Our constitutional democracy seems currently as volatile as the dandelion. Permanently I have the feeling that politicians make a mountain out of a molehill.
In times of COVID19 a person of sharp whits like Hans Rosling* are needed more than ever. Unfortunately, he passed in 2017: I would have loved to ask him about his view of this mess of data surrounding us, a condition I feel like suffocating by not having any outlet to express my concerns.
Factfulness is ••• recognizing when a decision feels urgent and
remembering that it rarely is. To control the urgency instinct, take small steps.
•
Take a breath. When your urgency instinct is triggered, your other instincts kick in and your analysis shuts down. Ask for more time and more information. It’s rarely now or never and it’s rarely either/or.
•
Insist on the data. If something is urgent and important, it should be measured. Beware of data that is relevant but inaccurate, or accurate but irrelevant. Only relevant and accurate data is useful.
•
Beware of fortune-tellers. Any prediction about the future is uncertain. Be wary of predictions that fail to acknowledge that. Insist on a full range of scenarios, never just the best or worst. Ask how often such predictions have been right before.
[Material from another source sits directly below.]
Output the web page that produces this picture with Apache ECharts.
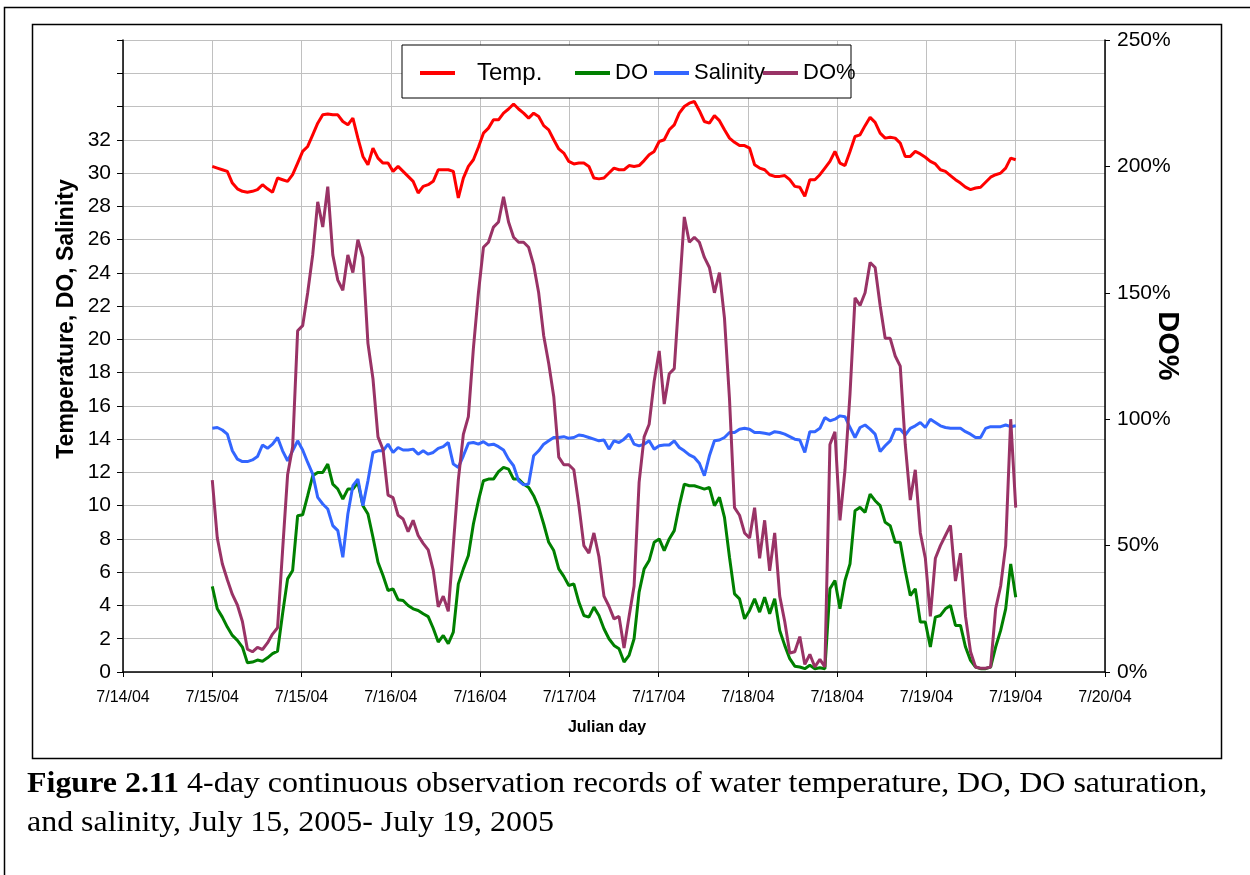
<!DOCTYPE html>
<html>
<head>
<meta charset="utf-8">
<title>Figure 2.11</title>
<script src="https://cdn.jsdelivr.net/npm/echarts@6/dist/echarts.min.js"></script>
<style>
  html, body { margin: 0; padding: 0; background: #fff; }
  #chart { width: 1250px; height: 875px; }
</style>
</head>
<body>
<div id="chart"></div>
<script>
// tick labels of the date axis (Excel prints only the date part)
var xLabels = ['7/14/04', '7/15/04', '7/15/04', '7/16/04', '7/16/04', '7/17/04',
  '7/17/04', '7/18/04', '7/18/04', '7/19/04', '7/19/04', '7/20/04'];
var leftTicks = [0, 2, 4, 6, 8, 10, 12, 14, 16, 18, 20, 22, 24, 26, 28, 30, 32];
var rightTicks = [0, 50, 100, 150, 200, 250];

// logger records run from the 2nd to the 10th axis tick, evenly spaced
var recStart = 1;
var recEnd = 10;

// water temperature (deg C)
var temp = [
  30.4, 30.3, 30.2, 30.1, 29.4, 29.05, 28.9, 28.85, 28.9, 29.0,
  29.3, 29.05, 28.85, 29.7, 29.6, 29.5, 29.9, 30.6, 31.3, 31.6,
  32.3, 33.0, 33.5, 33.55, 33.5, 33.5, 33.1, 32.9, 33.3, 32.1,
  31.0, 30.5, 31.5, 30.9, 30.6, 30.6, 30.1, 30.4, 30.1, 29.8,
  29.5, 28.8, 29.2, 29.3, 29.5, 30.2, 30.2, 30.2, 30.1, 28.5,
  29.7, 30.4, 30.8, 31.55, 32.4, 32.7, 33.2, 33.2, 33.6, 33.85,
  34.15, 33.85, 33.6, 33.3, 33.6, 33.4, 32.85, 32.6, 32.0, 31.45,
  31.2, 30.7, 30.55, 30.6, 30.6, 30.4, 29.7, 29.65, 29.7, 30.0,
  30.3, 30.2, 30.2, 30.45, 30.4, 30.45, 30.75, 31.1, 31.3, 31.9,
  32.0, 32.6, 32.9, 33.6, 34.0, 34.2, 34.3, 33.75, 33.1, 33.0,
  33.45, 33.15, 32.6, 32.1, 31.85, 31.65, 31.65, 31.5, 30.5, 30.3,
  30.2, 29.9, 29.8, 29.8, 29.85, 29.6, 29.2, 29.15, 28.6, 29.6,
  29.6, 29.9, 30.3, 30.7, 31.3, 30.6, 30.45, 31.3, 32.2, 32.3,
  32.85, 33.35, 33.05, 32.4, 32.1, 32.15, 32.1, 31.8, 31.0, 31.0,
  31.3, 31.15, 30.95, 30.7, 30.55, 30.2, 30.1, 29.85, 29.6, 29.4,
  29.15, 29.0, 29.1, 29.15, 29.45, 29.75, 29.9, 30.0, 30.3, 30.9,
  30.8
];

// dissolved oxygen (mg/L)
var dO = [
  5.15, 3.8, 3.3, 2.7, 2.2, 1.9, 1.5, 0.55, 0.6, 0.72,
  0.65, 0.85, 1.1, 1.25, 3.5, 5.6, 6.1, 9.4, 9.45, 10.6,
  11.8, 12.0, 12.0, 12.5, 11.3, 11.0, 10.4, 11.0, 11.0, 11.4,
  10.0, 9.5, 8.1, 6.6, 5.8, 4.9, 5.0, 4.35, 4.3, 4.0,
  3.8, 3.7, 3.5, 3.33, 2.63, 1.8, 2.2, 1.7, 2.4, 5.3,
  6.2, 7.0, 8.9, 10.3, 11.5, 11.6, 11.6, 12.05, 12.3, 12.2,
  11.6, 11.6, 11.3, 11.1, 10.6, 9.9, 8.9, 7.8, 7.3, 6.2,
  5.75, 5.2, 5.3, 4.2, 3.4, 3.3, 3.9, 3.4, 2.6, 2.0,
  1.6, 1.4, 0.6, 1.0, 2.0, 4.8, 6.2, 6.7, 7.8, 8.0,
  7.3, 8.0, 8.5, 10.0, 11.3, 11.2, 11.2, 11.1, 11.0, 11.1,
  10.0, 10.5, 9.3, 6.9, 4.7, 4.4, 3.2, 3.7, 4.4, 3.6,
  4.5, 3.5, 4.4, 2.5, 1.6, 0.8, 0.35, 0.3, 0.2, 0.4,
  0.2, 0.25, 0.2, 5.0, 5.5, 3.8, 5.5, 6.5, 9.7, 9.9,
  9.6, 10.7, 10.3, 10.0, 9.0, 8.8, 7.8, 7.8, 6.1, 4.6,
  5.0, 3.0, 3.0, 1.5, 3.3, 3.4, 3.8, 4.0, 2.8, 2.8,
  1.5, 0.7, 0.3, 0.2, 0.2, 0.3, 1.5, 2.5, 3.8, 6.5,
  4.5
];

// salinity (ppt)
var salinity = [
  14.65, 14.7, 14.55, 14.3, 13.3, 12.8, 12.65, 12.65, 12.75, 12.95,
  13.65, 13.45, 13.7, 14.1, 13.3, 12.7, 13.3, 13.9, 13.35, 12.6,
  11.9, 10.5, 10.1, 9.8, 8.8, 8.5, 6.9, 9.5, 11.2, 11.6,
  10.0, 11.5, 13.2, 13.3, 13.3, 13.7, 13.2, 13.5, 13.35, 13.35,
  13.4, 13.1, 13.3, 13.1, 13.2, 13.45, 13.55, 13.8, 12.5, 12.3,
  13.0, 13.75, 13.8, 13.7, 13.85, 13.65, 13.7, 13.55, 13.35, 12.8,
  12.4, 11.5, 11.25, 11.3, 13.0, 13.3, 13.7, 13.9, 14.1, 14.1,
  14.15, 14.05, 14.1, 14.25, 14.2, 14.1, 14.0, 13.9, 13.95, 13.4,
  13.9, 13.8, 14.0, 14.3, 13.7, 13.6, 13.7, 13.9, 13.4, 13.6,
  13.65, 13.65, 13.9, 13.5, 13.3, 13.05, 12.9, 12.55, 11.8, 13.0,
  13.9, 13.95, 14.1, 14.4, 14.4, 14.6, 14.65, 14.6, 14.4, 14.4,
  14.35, 14.3, 14.45, 14.4, 14.3, 14.15, 14.0, 13.95, 13.2, 14.45,
  14.45, 14.65, 15.3, 15.1, 15.2, 15.4, 15.35, 14.7, 14.1, 14.7,
  14.85, 14.6, 14.3, 13.25, 13.6, 13.9, 14.6, 14.6, 14.25, 14.65,
  14.8, 15.0, 14.7, 15.2, 15.0, 14.8, 14.7, 14.65, 14.65, 14.65,
  14.45, 14.3, 14.1, 14.1, 14.65, 14.75, 14.75, 14.75, 14.85, 14.75,
  14.8
];

// DO saturation (%)
var doPct = [
  75.9, 53, 42.8, 36.5, 30.7, 26.5, 20, 9, 8, 9.7,
  8.9, 11.5, 15, 17.5, 48, 78, 89, 135, 137, 150,
  165, 186, 176, 192, 165, 155, 151, 165, 158, 171,
  164, 130, 116, 93, 88, 70, 69, 62, 60.5, 55.5,
  60, 54, 50.9, 48.3, 40.3, 25.8, 30, 24, 50, 76,
  94, 101, 128, 150, 168, 170, 176, 178, 188, 178,
  172, 170, 170, 168, 161, 150, 133, 122, 109, 85,
  82, 82, 80, 66, 50, 47, 55, 45.6, 30, 26,
  21, 22, 9.5, 22, 34, 75, 93, 98, 115, 127,
  106, 118, 120, 150, 180, 170, 172, 170, 164, 160,
  150, 158, 140, 108, 65, 62, 55, 53, 65, 45,
  60, 40, 55, 30, 20, 7.5, 8, 14, 3, 7,
  2, 5, 2, 90, 95, 60, 80, 110, 148, 145,
  150, 162, 160, 145, 132, 132, 125, 121, 90, 68,
  80, 55, 45, 22, 45, 50, 54, 58, 36, 47,
  22, 8, 2, 1.5, 1.5, 2, 25, 34, 50, 100,
  65
];

function withTime(values) {
  var step = (recEnd - recStart) / (values.length - 1);
  return values.map(function (v, i) { return [recStart + i * step, v]; });
}

var sans = '"Liberation Sans", Arial, sans-serif';
var serif = '"Liberation Serif", "Times New Roman", serif';

var chart = echarts.init(document.getElementById('chart'));

function lineSeries(name, color, values, yIdx) {
  return {
    name: name,
    type: 'line',
    yAxisIndex: yIdx,
    data: withTime(values),
    showSymbol: false,
    symbol: 'none',
    animation: false,
    lineStyle: { color: color, width: 3 },
    itemStyle: { color: color }
  };
}

function legendItem(name, left, top, extra) {
  return {
    data: [name],
    left: left,
    top: top,
    padding: 0,
    z: 20,
    icon: 'rect',
    itemWidth: 35,
    itemHeight: 4,
    selectedMode: false,
    textStyle: Object.assign({ fontFamily: sans, fontSize: 22, color: '#000', lineHeight: 30 }, extra || {})
  };
}

var option = {
  backgroundColor: '#fff',
  animation: false,
  grid: { left: 123, top: 40, width: 982, height: 632 },
  legend: [
    legendItem('Temp.', 420, 58, { fontSize: 24, padding: [0, 0, 0, 17] }),
    legendItem('DO', 575, 54, { padding: [8, 0, 0, 0] }),
    legendItem('Salinity', 654, 54, { padding: [8, 0, 0, 0] }),
    legendItem('DO%', 763, 54, { padding: [8, 0, 0, 0] })
  ],
  xAxis: {
    type: 'value',
    min: 0,
    max: xLabels.length - 1,
    interval: 1,
    axisLine: { lineStyle: { color: '#000', width: 1.5 } },
    axisTick: { show: true, length: 5, lineStyle: { color: '#000' } },
    axisLabel: {
      color: '#000', fontFamily: sans, fontSize: 16, margin: 18,
      formatter: function (v) { return xLabels[v] || ''; }
    },
    splitLine: { show: true, lineStyle: { color: '#c0c0c0', width: 1 } }
  },
  yAxis: [
    {
      type: 'value',
      min: 0,
      max: 38,
      interval: 2,
      axisLine: { show: true, lineStyle: { color: '#000', width: 1.5 } },
      axisTick: { show: true, length: 6, lineStyle: { color: '#000' } },
      axisLabel: {
        color: '#000', fontFamily: sans, fontSize: 21, margin: 12,
        formatter: function (v) { return leftTicks.indexOf(v) >= 0 ? String(v) : ''; }
      },
      splitLine: { show: true, lineStyle: { color: '#c0c0c0', width: 1 } }
    },
    {
      type: 'value',
      position: 'right',
      min: 0,
      max: 250,
      interval: 50,
      axisLine: { show: true, lineStyle: { color: '#000', width: 1.5 } },
      axisTick: { show: true, length: 5, lineStyle: { color: '#000' } },
      axisLabel: {
        color: '#000', fontFamily: sans, fontSize: 21, margin: 12,
        formatter: function (v) { return rightTicks.indexOf(v) >= 0 ? v + '%' : ''; }
      },
      splitLine: { show: false }
    }
  ],
  series: [
    lineSeries('Temp.', '#ff0000', temp, 0),
    lineSeries('DO', '#008000', dO, 0),
    lineSeries('Salinity', '#3366ff', salinity, 0),
    lineSeries('DO%', '#993366', doPct, 1)
  ],
  graphic: [
    // page border (left and top edges)
    { type: 'polyline', z: 1, shape: { points: [[4.5, 875], [4.5, 7.5], [1250, 7.5]] },
      style: { stroke: '#000', lineWidth: 1.5, fill: null } },
    // chart area frame
    { type: 'rect', z: 1, shape: { x: 32.5, y: 24.5, width: 1189, height: 734 },
      style: { stroke: '#000', lineWidth: 1.5, fill: null } },
    // legend box
    { type: 'rect', z: 10, shape: { x: 402, y: 45, width: 449, height: 53 },
      style: { stroke: '#000', lineWidth: 1, fill: '#fff' } },
    // axis titles
    { type: 'text', z: 10, x: 67, y: 319, rotation: Math.PI / 2,
      style: { text: 'Temperature, DO, Salinity', fontFamily: sans, fontWeight: 'bold', fontSize: 23,
        fill: '#000', align: 'center', verticalAlign: 'middle' } },
    { type: 'text', z: 10, x: 1167, y: 346, rotation: -Math.PI / 2,
      style: { text: 'DO%', fontFamily: sans, fontWeight: 'bold', fontSize: 29,
        fill: '#000', align: 'center', verticalAlign: 'middle' } },
    { type: 'text', z: 10, x: 607, y: 728,
      style: { text: 'Julian day', fontFamily: sans, fontWeight: 'bold', fontSize: 16,
        fill: '#000', align: 'center', verticalAlign: 'middle' } },
    // figure caption (the original is printed slightly wide)
    { type: 'text', z: 10, x: 27, y: 784, scaleX: 1.065,
      style: { text: '{b|Figure 2.11} 4-day continuous observation records of water temperature, DO, DO saturation,',
        fontFamily: serif, fontSize: 30, fill: '#000', align: 'left', verticalAlign: 'middle',
        rich: { b: { fontFamily: serif, fontSize: 30, fontWeight: 'bold' } } } },
    { type: 'text', z: 10, x: 27, y: 823, scaleX: 1.065,
      style: { text: 'and salinity, July 15, 2005- July 19, 2005',
        fontFamily: serif, fontSize: 30, fill: '#000', align: 'left', verticalAlign: 'middle' } }
  ]
};

chart.setOption(option);
</script>
</body>
</html>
Be wary of drastic action. Ask what the side effects will be. Ask how the idea has been tested. Step by step practical improvements, and evaluation of their impact, are less dramatic but usually more effective. . .
Hans Rosling, Factfulness; first published in Great Britain in 2018 by Sceptre
An Imprint of Hodder & Stoughton
An Hachette UK Company
Hans Rosling* (27 July 1948 – 7 February 2017) was a Swedish physician, academic, and public speaker. He was the Professor of International Health at Karolinska Institute and was the co-founder and chairman of the Gapminder Foundation, which developed the Trendalyzer software system.